Nearly every aspect of Six Primes is derived from the whole-number ratios in a scale given to Brown by composer Ellen Fullman. Based on prime numbers up to 13 (or 13-limit), the scale is restricted to 12 notes per octave, repeated across the entire piano keyboard.
“A lot of theorists say 13-limit is as far as we can hear, but I wondered what would happen if I set just a few of those relationships on a piano. I spent the first year getting used to the tuning and trying different subsets of it.”
Although the scale is made up primarily of consonant, low-number ratios, such as the harmonically perfect fourth and fifth, Brown devised a way to introduce intervals that gradually increased in complexity.
“A big step in the composing process was the realization that I needed to know what every possible interval was, not just what the primary ratios.” The result is a matrix that shows every pitch relationship that can be derived from the original scale.
“This gave me alternatives for every scale degree that we are used to, in terms of 12-tones-per-octave equal temperament. For example, I have different versions of the major and minor third and the major and minor sixth. However, I didn’t want to write a piece that sounded like it had just one tonal center, so I tried to give all of the interval relationships equal time using processes that are more common in atonal music (such as set theory), but imposing them onto a tuning that’s based on a single fundamental and the hierarchies that derive from it.”
With so much material to consider, Brown decided to restrict his compositional choices by creating six subsets of the 13-limit’s prime number series—2, 3, 5, 7, 11, and 13. The title of each movement indicates which numbers were used.
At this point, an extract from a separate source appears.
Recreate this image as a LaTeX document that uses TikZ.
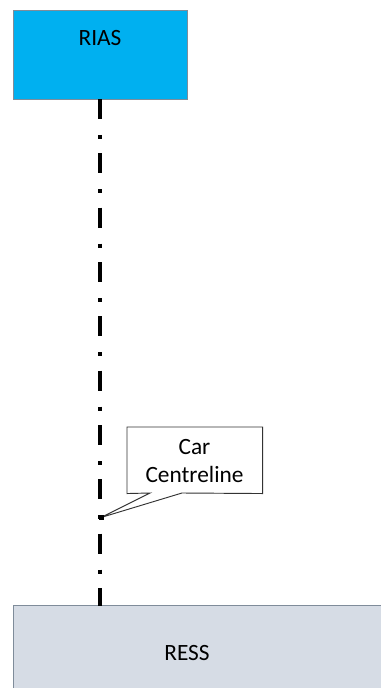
\documentclass[tikz,border=0pt]{standalone}
\usepackage{fontspec}
\setmainfont{Carlito}
\usetikzlibrary{calc}
\definecolor{riasblue}{HTML}{00B0F0}
\definecolor{ressgray}{HTML}{D6DCE5}
\definecolor{edgegray}{HTML}{7F8C9A}
\begin{document}
\begin{tikzpicture}[x=0.75pt,y=-0.75pt,
  box/.style={draw=edgegray, line width=0.8pt, inner sep=0pt},
  lbl/.style={font=\fontsize{17.5}{21}\selectfont},
  centre/.style={line width=3.5pt, black, line cap=butt, dash pattern=on 15pt off 12pt on 3pt off 10.75pt},
  callout/.style={draw=black!80, line width=0.7pt, fill=white}]
\useasboundingbox (0,0) rectangle (381,688);
% RIAS box
\node[box, fill=riasblue, minimum width=174*0.75pt, minimum height=89*0.75pt, anchor=north west] (rias) at (13,10) {};
\node[lbl] (riast) at (100,38) {RIAS};
% RESS box (runs off the page)
\node[box, fill=ressgray, minimum width=380*0.75pt, minimum height=100*0.75pt, anchor=north west] (ress) at (13,605) {};
\node[lbl] (resst) at (187,653) {RESS};
% centreline
\coordinate (ctop) at (100,99);
\coordinate (cbot) at (100,606);
\draw[centre] (ctop) -- (cbot);
% callout
\coordinate (tip) at (101,517.5);
\node[anchor=north west, minimum width=135*0.75pt, minimum height=66*0.75pt, inner sep=0pt] (call) at (127,427) {};
\draw[callout] (call.north west) -- (call.north east) -- (call.south east) -- (182,493) -- (tip) -- (150,493) -- (call.south west) -- cycle;
\node[align=center, font=\fontsize{17.5}{21}\selectfont] (callt) at (194.5,461) {Car\\Centreline};
\fill[black] ($(tip)+(-2.5,-2.5)$) rectangle ($(tip)+(2.5,2.5)$);
\end{tikzpicture}
\end{document}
“The first piece, ‘13-7-6-4,’ uses the primes 13, 7, 3 and 2. The numbers 6 and 4 correspond to the primes 3 and 2, respectively, because, as I translated those numbers into rhythms, I used 4-beats to the measure against 6 beats, against 7 beats, and against 13 beats. Next, each section is derived from permutations of those four numbers. So I have a section with only 13 and 7, a section with only 13 and 6, and so on. Then I used sets of three—13, 7, and 6, or 13, 7, and 4. Eventually, I worked out all the permutations for the four numbers.”
He also used this system to determine the number of measures he had to work with. “If it was 13 and 7, the section would be 20 measures long. If it was 13, 7, and 6, it would be 26 bars. Once I had it all laid out, I could compose intuitively inside those boundaries.”
Considering his professional background, I wondered if Brown was able to tune the intervals for this piece solely by ear. “On the piano, I can use harmonics from the low strings to tune it, and I’ll reference an electronic tuner when I need to. But it’s still pretty hard for me to tune a 13-limit interval. It depends on where in the pitch scale it is. It’s a fairly high harmonic relation, and it’s difficult to do by ear, but it can be done once you get used to it.”
One of the hurdles in performing Six Primes is finding producers who will allow the intonation of their piano to be altered. A major concern is whether a tuning such as this will have a negative impact on the instrument.
“It doesn’t change the tension, overall,” he explains. “I think that’s the critical thing from the point of view of the tuner. Only a couple of the pitches are off by 50 cents from their equal-temperament counterpart—the 11/6 and 11/8 are nearly quarter-tone relationships. But the 9/8, 4/3, and 3/2 are very close to equal temperament. Of course, all of the pitches are off to a certain extent, and when you change things that much it does require a couple of tunings. But it’s not so radical that it’ll be hard for the piano to recover from it. It certainly won’t damage the instrument.”
In his most recent work, First Light (based on a poem by Jackson MacLow), Brown continues his tuning explorations in a chamber ensemble setting. Inspired by Harry Partch’s “Seventeen Lyrics of Li Po,” Brown scored the piece for oboist Kyle Bruckmann, cellist/singer Theresa Wong, and himself, utilizing Partch’s unique 43-tone scale. His 88-key controller serves the same purpose as Partch’s Chromelodeon by providing reference pitches for the performers to use as they tune each note by ear.
“In many instances, I play a pitch and they supply the intervals in relationship. If we hit a chord that’s not quite right, there is a moment of adjustment as the players find the sound. You often get these gorgeous beat frequencies, which I think of as an integral part of the music. You can’t expect musicians to hit all of these intervals immediately, and it’s beautiful to hear them come into focus. So why shouldn’t that be part of the music?”
But doesn’t that defeat the purpose of using such precise intervals? “Perfection is never possible,” he explains. “As a piano tuner, you realize that you could work forever on a tuning, whether it’s in equal temperament or just intonation, and it’ll never be perfect, because perfection is not part of the physical plane. In fact, it’s more beautiful to hear a little bit of this out-of-tuneness. You quickly realize that when something is slightly out of tune, it shows you what it really means to be in tune.”